EXERCISE DIRECTIONS: Exactly as written, write out the lines below from the first to the one containing "0.990, 0.986, 0.988];", inclusive. Pictures do not belong in the copy.

_ _ _ _ _ _ _

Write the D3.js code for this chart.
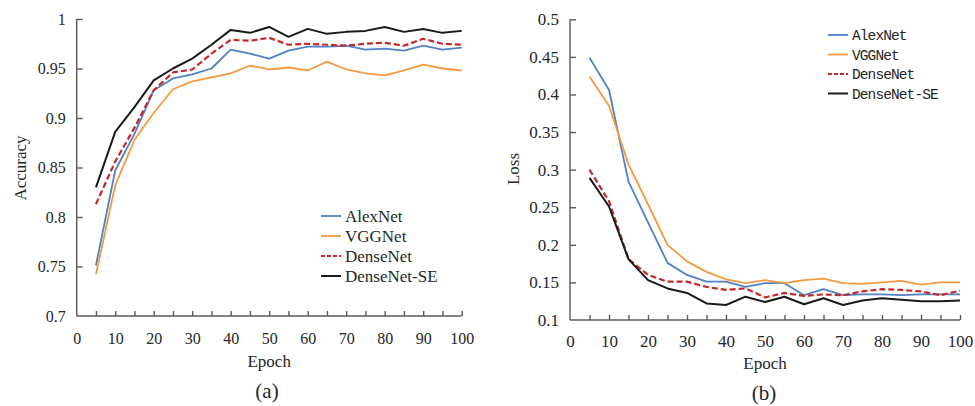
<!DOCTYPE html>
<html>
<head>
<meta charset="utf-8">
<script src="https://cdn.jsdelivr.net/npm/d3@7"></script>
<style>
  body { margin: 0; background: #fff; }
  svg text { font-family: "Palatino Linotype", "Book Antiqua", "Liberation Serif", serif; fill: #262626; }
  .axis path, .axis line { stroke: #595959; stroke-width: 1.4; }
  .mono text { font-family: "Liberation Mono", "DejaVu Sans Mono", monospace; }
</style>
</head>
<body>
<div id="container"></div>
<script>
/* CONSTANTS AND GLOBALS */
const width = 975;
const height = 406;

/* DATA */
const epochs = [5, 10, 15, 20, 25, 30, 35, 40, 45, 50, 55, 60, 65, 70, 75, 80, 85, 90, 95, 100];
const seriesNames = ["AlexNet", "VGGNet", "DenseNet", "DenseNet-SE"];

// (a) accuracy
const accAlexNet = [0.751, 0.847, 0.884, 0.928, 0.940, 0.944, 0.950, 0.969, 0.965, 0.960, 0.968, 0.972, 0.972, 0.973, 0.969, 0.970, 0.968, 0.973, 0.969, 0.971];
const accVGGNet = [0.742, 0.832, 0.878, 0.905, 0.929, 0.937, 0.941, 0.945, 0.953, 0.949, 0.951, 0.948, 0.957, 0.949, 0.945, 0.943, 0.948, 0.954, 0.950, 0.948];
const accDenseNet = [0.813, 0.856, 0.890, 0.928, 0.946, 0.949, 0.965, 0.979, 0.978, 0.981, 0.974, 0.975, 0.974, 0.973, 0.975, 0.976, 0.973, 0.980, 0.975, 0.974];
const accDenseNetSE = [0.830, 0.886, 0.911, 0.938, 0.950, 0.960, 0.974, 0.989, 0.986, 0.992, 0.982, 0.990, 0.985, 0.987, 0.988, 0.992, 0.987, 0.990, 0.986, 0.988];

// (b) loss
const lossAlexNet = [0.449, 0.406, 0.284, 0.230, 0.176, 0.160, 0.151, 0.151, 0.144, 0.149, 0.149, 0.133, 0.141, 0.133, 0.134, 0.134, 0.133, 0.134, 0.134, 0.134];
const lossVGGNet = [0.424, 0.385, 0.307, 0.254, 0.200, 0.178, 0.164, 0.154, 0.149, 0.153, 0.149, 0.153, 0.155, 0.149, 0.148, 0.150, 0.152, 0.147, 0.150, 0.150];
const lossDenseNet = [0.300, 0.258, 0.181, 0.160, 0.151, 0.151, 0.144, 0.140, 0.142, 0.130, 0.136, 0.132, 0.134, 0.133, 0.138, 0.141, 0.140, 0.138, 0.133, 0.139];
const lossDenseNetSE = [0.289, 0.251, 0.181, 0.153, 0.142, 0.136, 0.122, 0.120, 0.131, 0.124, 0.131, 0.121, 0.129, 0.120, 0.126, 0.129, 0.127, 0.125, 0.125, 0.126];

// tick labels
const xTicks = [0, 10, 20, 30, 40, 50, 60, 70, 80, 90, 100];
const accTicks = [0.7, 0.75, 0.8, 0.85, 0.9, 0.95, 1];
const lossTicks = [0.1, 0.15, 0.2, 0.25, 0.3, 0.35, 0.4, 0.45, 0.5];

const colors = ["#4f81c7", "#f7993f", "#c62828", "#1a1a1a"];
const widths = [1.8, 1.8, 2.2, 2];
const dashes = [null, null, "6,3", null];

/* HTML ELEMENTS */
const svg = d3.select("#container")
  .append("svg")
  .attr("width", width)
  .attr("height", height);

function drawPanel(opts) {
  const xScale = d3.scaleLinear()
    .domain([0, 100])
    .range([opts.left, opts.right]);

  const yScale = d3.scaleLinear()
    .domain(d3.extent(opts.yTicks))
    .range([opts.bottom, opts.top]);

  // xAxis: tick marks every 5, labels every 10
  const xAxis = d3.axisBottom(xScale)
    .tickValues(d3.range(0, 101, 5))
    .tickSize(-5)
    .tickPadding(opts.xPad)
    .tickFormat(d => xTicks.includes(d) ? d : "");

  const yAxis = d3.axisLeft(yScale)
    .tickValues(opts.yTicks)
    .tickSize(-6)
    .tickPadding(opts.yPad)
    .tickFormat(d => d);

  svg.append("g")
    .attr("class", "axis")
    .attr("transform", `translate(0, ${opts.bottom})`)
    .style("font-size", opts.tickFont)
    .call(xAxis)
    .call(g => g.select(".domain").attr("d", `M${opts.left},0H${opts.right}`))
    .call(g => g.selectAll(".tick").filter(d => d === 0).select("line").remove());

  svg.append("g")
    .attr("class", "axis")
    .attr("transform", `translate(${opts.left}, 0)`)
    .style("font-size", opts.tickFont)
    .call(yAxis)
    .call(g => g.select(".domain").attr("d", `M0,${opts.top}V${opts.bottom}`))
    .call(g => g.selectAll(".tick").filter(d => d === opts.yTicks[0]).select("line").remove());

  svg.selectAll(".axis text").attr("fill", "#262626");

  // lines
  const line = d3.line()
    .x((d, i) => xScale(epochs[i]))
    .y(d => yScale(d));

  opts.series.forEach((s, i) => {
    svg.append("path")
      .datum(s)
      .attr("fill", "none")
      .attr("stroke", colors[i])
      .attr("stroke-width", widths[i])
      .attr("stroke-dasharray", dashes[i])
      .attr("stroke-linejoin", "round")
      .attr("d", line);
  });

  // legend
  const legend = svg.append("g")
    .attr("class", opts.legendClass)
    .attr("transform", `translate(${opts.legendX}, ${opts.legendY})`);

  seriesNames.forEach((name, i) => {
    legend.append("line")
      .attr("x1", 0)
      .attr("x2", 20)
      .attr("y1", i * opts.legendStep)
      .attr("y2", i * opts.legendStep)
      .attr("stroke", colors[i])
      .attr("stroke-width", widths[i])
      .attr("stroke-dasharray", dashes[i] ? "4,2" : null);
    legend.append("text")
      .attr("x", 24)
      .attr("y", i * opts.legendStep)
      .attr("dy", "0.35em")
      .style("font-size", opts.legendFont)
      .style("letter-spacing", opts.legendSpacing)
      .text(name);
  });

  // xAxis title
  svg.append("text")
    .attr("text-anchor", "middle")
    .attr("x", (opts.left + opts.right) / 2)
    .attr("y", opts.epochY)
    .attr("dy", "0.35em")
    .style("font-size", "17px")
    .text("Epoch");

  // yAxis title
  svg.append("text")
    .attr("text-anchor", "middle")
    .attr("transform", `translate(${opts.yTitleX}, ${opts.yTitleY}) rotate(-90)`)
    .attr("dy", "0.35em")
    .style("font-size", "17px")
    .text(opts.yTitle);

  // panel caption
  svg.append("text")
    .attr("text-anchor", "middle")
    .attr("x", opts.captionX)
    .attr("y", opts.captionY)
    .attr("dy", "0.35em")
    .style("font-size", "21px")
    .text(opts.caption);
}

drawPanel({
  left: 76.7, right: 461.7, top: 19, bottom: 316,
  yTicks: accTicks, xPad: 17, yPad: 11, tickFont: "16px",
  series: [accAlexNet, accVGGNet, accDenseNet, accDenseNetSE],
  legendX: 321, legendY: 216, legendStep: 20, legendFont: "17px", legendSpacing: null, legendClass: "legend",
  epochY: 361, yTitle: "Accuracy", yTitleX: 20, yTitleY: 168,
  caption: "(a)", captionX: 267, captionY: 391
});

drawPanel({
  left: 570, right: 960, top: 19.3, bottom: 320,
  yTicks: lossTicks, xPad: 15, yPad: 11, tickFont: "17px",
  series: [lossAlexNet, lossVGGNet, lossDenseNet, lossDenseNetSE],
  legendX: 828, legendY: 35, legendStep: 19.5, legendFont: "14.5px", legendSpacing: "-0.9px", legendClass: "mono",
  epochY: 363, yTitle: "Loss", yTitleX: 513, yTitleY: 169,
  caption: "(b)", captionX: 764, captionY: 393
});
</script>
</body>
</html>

_ _ _ _ _ _ _

EXERCISE SOLUTION:
Write the D3.js code for this chart.
<!DOCTYPE html>
<html>
<head>
<meta charset="utf-8">
<script src="https://cdn.jsdelivr.net/npm/d3@7"></script>
<style>
  body { margin: 0; background: #fff; }
  svg text { font-family: "Palatino Linotype", "Book Antiqua", "Liberation Serif", serif; fill: #262626; }
  .axis path, .axis line { stroke: #595959; stroke-width: 1.4; }
  .mono text { font-family: "Liberation Mono", "DejaVu Sans Mono", monospace; }
</style>
</head>
<body>
<div id="container"></div>
<script>
/* CONSTANTS AND GLOBALS */
const width = 975;
const height = 406;

/* DATA */
const epochs = [5, 10, 15, 20, 25, 30, 35, 40, 45, 50, 55, 60, 65, 70, 75, 80, 85, 90, 95, 100];
const seriesNames = ["AlexNet", "VGGNet", "DenseNet", "DenseNet-SE"];

// (a) accuracy
const accAlexNet = [0.751, 0.847, 0.884, 0.928, 0.940, 0.944, 0.950, 0.969, 0.965, 0.960, 0.968, 0.972, 0.972, 0.973, 0.969, 0.970, 0.968, 0.973, 0.969, 0.971];
const accVGGNet = [0.742, 0.832, 0.878, 0.905, 0.929, 0.937, 0.941, 0.945, 0.953, 0.949, 0.951, 0.948, 0.957, 0.949, 0.945, 0.943, 0.948, 0.954, 0.950, 0.948];
const accDenseNet = [0.813, 0.856, 0.890, 0.928, 0.946, 0.949, 0.965, 0.979, 0.978, 0.981, 0.974, 0.975, 0.974, 0.973, 0.975, 0.976, 0.973, 0.980, 0.975, 0.974];
const accDenseNetSE = [0.830, 0.886, 0.911, 0.938, 0.950, 0.960, 0.974, 0.989, 0.986, 0.992, 0.982, 0.990, 0.985, 0.987, 0.988, 0.992, 0.987, 0.990, 0.986, 0.988];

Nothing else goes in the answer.